Exercise prompt: Count how many lines below contain the word "matplotlib", then give that number alone.

Data lines:
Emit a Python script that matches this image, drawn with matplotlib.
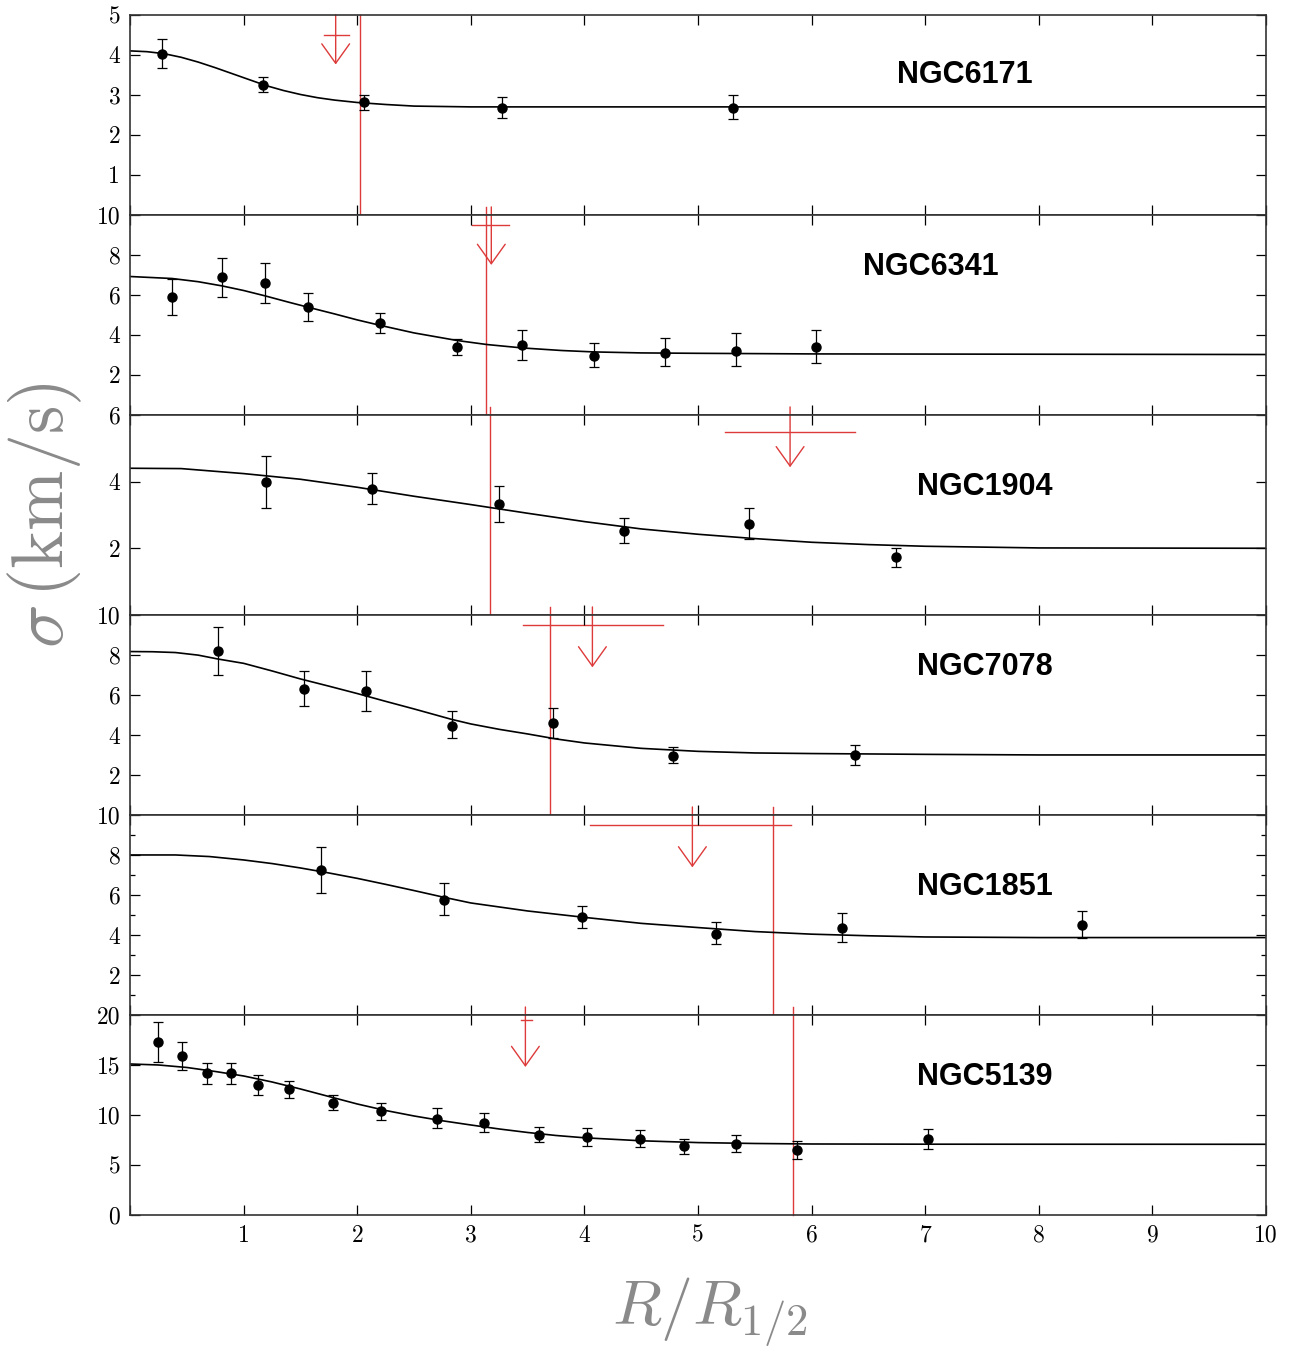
import numpy as np
import matplotlib.pyplot as plt
from matplotlib.ticker import MultipleLocator

plt.rcParams['mathtext.fontset'] = 'cm'

# ---- data ----
names = ['NGC6171', 'NGC6341', 'NGC1904', 'NGC7078', 'NGC1851', 'NGC5139']

# NGC6171
n6171_r = [0.28, 1.17, 2.06, 3.27, 5.31]
n6171_s = [4.02, 3.25, 2.82, 2.68, 2.68]
n6171_lo = [3.67, 3.07, 2.63, 2.43, 2.40]
n6171_hi = [4.39, 3.44, 3.00, 2.95, 3.00]
n6171_fit_r = [0, 0.15, 0.3, 0.45, 0.6, 0.75, 0.9, 1.05, 1.2, 1.35, 1.5, 1.65, 1.8,
               2.0, 2.25, 2.5, 3.0, 4.0, 10]
n6171_fit_s = [4.10, 4.08, 4.03, 3.94, 3.82, 3.68, 3.53, 3.38, 3.23, 3.11, 3.01, 2.93,
               2.87, 2.81, 2.76, 2.72, 2.70, 2.70, 2.70]

# NGC6341
n6341_r = [0.37, 0.81, 1.19, 1.57, 2.20, 2.88, 3.45, 4.08, 4.71, 5.33, 6.04]
n6341_s = [5.88, 6.88, 6.58, 5.38, 4.58, 3.38, 3.48, 2.97, 3.12, 3.22, 3.38]
n6341_lo = [5.0, 5.9, 5.6, 4.7, 4.1, 3.0, 2.75, 2.4, 2.45, 2.45, 2.6]
n6341_hi = [6.8, 7.85, 7.6, 6.1, 5.1, 3.8, 4.25, 3.6, 3.85, 4.1, 4.25]
n6341_fit_r = [0, 0.37, 0.6, 0.81, 1.0, 1.19, 1.4, 1.57, 1.8, 2.0, 2.2, 2.5, 2.88, 3.14,
               3.45, 3.8, 4.08, 4.5, 5.0, 6.0, 10]
n6341_fit_s = [6.92, 6.82, 6.66, 6.45, 6.22, 5.95, 5.63, 5.38, 5.05, 4.75, 4.48, 4.10,
               3.72, 3.52, 3.35, 3.22, 3.15, 3.10, 3.08, 3.05, 3.02]

# NGC1904
n1904_r = [1.20, 2.13, 3.25, 4.35, 5.45, 6.74]
n1904_s = [4.00, 3.78, 3.33, 2.53, 2.72, 1.74]
n1904_lo = [3.22, 3.33, 2.80, 2.15, 2.28, 1.45]
n1904_hi = [4.78, 4.25, 3.88, 2.92, 3.20, 2.00]
n1904_fit_r = [0, 0.45, 1.0, 1.5, 2.0, 2.5, 3.0, 3.5, 4.0, 4.5, 5.0, 5.5, 6.0, 6.5, 7.0,
               8.0, 10]
n1904_fit_s = [4.40, 4.39, 4.24, 4.07, 3.83, 3.56, 3.31, 3.05, 2.80, 2.58, 2.42, 2.29,
               2.18, 2.11, 2.06, 2.01, 2.00]

# NGC7078
n7078_r = [0.77, 1.53, 2.08, 2.83, 3.72, 4.78, 6.38]
n7078_s = [8.20, 6.28, 6.20, 4.47, 4.58, 2.97, 2.98]
n7078_lo = [7.0, 5.45, 5.2, 3.85, 3.85, 2.6, 2.5]
n7078_hi = [9.4, 7.2, 7.2, 5.2, 5.33, 3.4, 3.5]
n7078_fit_r = [0, 0.2, 0.4, 0.6, 0.77, 1.0, 1.25, 1.5, 1.75, 2.0, 2.25, 2.5, 2.83, 3.0,
               3.25, 3.5, 3.75, 4.0, 4.5, 5.0, 5.5, 6.0, 7.0, 8.0, 10]
n7078_fit_s = [8.17, 8.16, 8.12, 7.99, 7.80, 7.58, 7.20, 6.80, 6.44, 6.07, 5.68, 5.30,
               4.78, 4.55, 4.28, 4.05, 3.80, 3.60, 3.33, 3.18, 3.10, 3.07, 3.03, 3.00, 3.00]

# NGC1851
n1851_r = [1.68, 2.76, 3.98, 5.16, 6.27, 8.38]
n1851_s = [7.25, 5.75, 4.92, 4.05, 4.37, 4.50]
n1851_lo = [6.1, 5.0, 4.35, 3.55, 3.65, 3.85]
n1851_hi = [8.4, 6.6, 5.45, 4.65, 5.1, 5.2]
n1851_fit_r = [0, 0.4, 0.7, 1.0, 1.25, 1.5, 1.75, 2.0, 2.25, 2.5, 2.75, 3.0, 3.5, 4.0,
               4.5, 5.0, 5.5, 6.0, 6.5, 7.0, 8.0, 10]
n1851_fit_s = [8.00, 8.00, 7.92, 7.75, 7.57, 7.35, 7.10, 6.83, 6.53, 6.22, 5.90, 5.60,
               5.20, 4.88, 4.58, 4.37, 4.17, 4.04, 3.96, 3.90, 3.87, 3.87]

# NGC5139
n5139_r = [0.25, 0.46, 0.675, 0.887, 1.13, 1.40, 1.79, 2.21, 2.70, 3.12, 3.60, 4.02,
           4.49, 4.88, 5.33, 5.87, 7.02]
n5139_s = [17.27, 15.9, 14.17, 14.2, 13.03, 12.57, 11.23, 10.37, 9.57, 9.17, 7.97, 7.77,
           7.6, 6.87, 7.1, 6.47, 7.57]
n5139_lo = [15.3, 14.5, 13.1, 13.1, 12.0, 11.7, 10.5, 9.5, 8.7, 8.3, 7.3, 6.9,
            6.8, 6.1, 6.3, 5.6, 6.6]
n5139_hi = [19.3, 17.3, 15.2, 15.2, 14.0, 13.4, 12.0, 11.2, 10.7, 10.2, 8.8, 8.7,
            8.5, 7.6, 8.0, 7.4, 8.6]
n5139_fit_r = [0, 0.25, 0.5, 0.75, 1.0, 1.25, 1.5, 1.75, 2.0, 2.25, 2.5, 2.75, 3.0, 3.25,
               3.5, 3.75, 4.0, 4.5, 5.0, 5.5, 6.0, 7.0, 10]
n5139_fit_s = [15.1, 15.0, 14.75, 14.35, 13.9, 13.3, 12.6, 11.85, 11.1, 10.45, 9.9, 9.42,
               9.0, 8.6, 8.25, 7.95, 7.72, 7.42, 7.24, 7.15, 7.1, 7.08, 7.07]

# red markers: vertical line, and limit arrow (x, bar y, bar x range, tip y)
vline_x = [2.02, 3.13, 3.17, 3.70, 5.66, 5.84]
arrow_x = [1.81, 3.18, 5.81, 4.07, 4.95, 3.48]
bar_y = [4.5, 9.5, 5.5, 9.5, 9.5, 19.5]
bar_lo = [1.71, 3.01, 5.24, 3.46, 4.05, 3.44]
bar_hi = [1.93, 3.34, 6.38, 4.69, 5.82, 3.54]
tip_y = [3.76, 7.5, 4.43, 7.38, 7.38, 14.8]

ylims = [5, 10, 6, 10, 10, 20]
ysteps = [1, 2, 2, 2, 2, 5]

panels = [
    (n6171_r, n6171_s, n6171_lo, n6171_hi, n6171_fit_r, n6171_fit_s),
    (n6341_r, n6341_s, n6341_lo, n6341_hi, n6341_fit_r, n6341_fit_s),
    (n1904_r, n1904_s, n1904_lo, n1904_hi, n1904_fit_r, n1904_fit_s),
    (n7078_r, n7078_s, n7078_lo, n7078_hi, n7078_fit_r, n7078_fit_s),
    (n1851_r, n1851_s, n1851_lo, n1851_hi, n1851_fit_r, n1851_fit_s),
    (n5139_r, n5139_s, n5139_lo, n5139_hi, n5139_fit_r, n5139_fit_s),
]

# label placement (data x, axes y)
label_pos = [(6.75, 0.70), (6.45, 0.74), (6.93, 0.64), (6.93, 0.74), (6.93, 0.64), (6.93, 0.69)]

red = '#dd3a3a'

fig, axes = plt.subplots(6, 1, figsize=(12.89, 13.53), dpi=100, sharex=True,
                         gridspec_kw=dict(hspace=0))
fig.subplots_adjust(left=0.1009, right=0.9822, bottom=0.102, top=0.989)

for i, ax in enumerate(axes):
    r, s, lo, hi, fr, fs = panels[i]
    s = np.array(s)
    yerr = [s - np.array(lo), np.array(hi) - s]

    ax.plot(fr, fs, color='black', lw=1.2, zorder=2)
    ax.errorbar(r, s, yerr=yerr, fmt='o', color='black', ms=6.5, capsize=3.5,
                elinewidth=0.9, capthick=0.9, zorder=3)

    top = 1.0 if i == 0 else 1.04
    ax.plot([vline_x[i], vline_x[i]], [0, top], transform=ax.get_xaxis_transform(),
            color=red, lw=1.0, clip_on=False, zorder=1.5)
    ax.plot([bar_lo[i], bar_hi[i]], [bar_y[i], bar_y[i]], color=red, lw=1.0, zorder=1.5)
    ax.annotate('', xy=(arrow_x[i], tip_y[i]), xycoords='data',
                xytext=(arrow_x[i], top), textcoords=ax.get_xaxis_transform(),
                arrowprops=dict(arrowstyle='->,head_length=1.4,head_width=1.0',
                                color=red, lw=1.0, shrinkA=0, shrinkB=0),
                annotation_clip=False, zorder=1.5)

    lx, ly = label_pos[i]
    ax.text(lx, ly, names[i], transform=ax.get_xaxis_transform(), ha='left', va='center',
            fontsize=22, fontweight='bold', family='Liberation Sans')

    ax.set_xlim(0, 10)
    ax.set_ylim(0, ylims[i])
    yt = np.arange(0, ylims[i] + 0.01, ysteps[i])
    ax.set_yticks(yt)
    ylab = ['%d' % v for v in yt]
    if i < 5:
        ylab[0] = ''
    ax.set_yticklabels(ylab, fontfamily='cmr10')
    if i == 4:
        ax.yaxis.set_minor_locator(MultipleLocator(1))

    ax.set_xticks(range(0, 11))
    ax.tick_params(which='both', direction='in', top=True, right=True, width=0.9,
                   labelsize=17, pad=7)
    ax.tick_params(which='major', length=7)
    ax.tick_params(which='minor', length=3.5)
    for sp in ax.spines.values():
        sp.set_linewidth(1.2)
        sp.set_color('#333333')

axes[-1].set_xticklabels([''] + [str(v) for v in range(1, 11)], fontfamily='cmr10')

fig.text(45 / 1289, 1 - 515 / 1353, r'$\sigma\,(\mathrm{km/s})$', rotation=90,
         ha='center', va='center', fontsize=52, color='#8a8a8a')
fig.text(710 / 1289, 1 - 1312 / 1353, r'$R/R_{1/2}$', ha='center', va='center',
         fontsize=46, color='#8a8a8a')

fig.savefig('out.png', dpi=100)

Answer to this problem: 3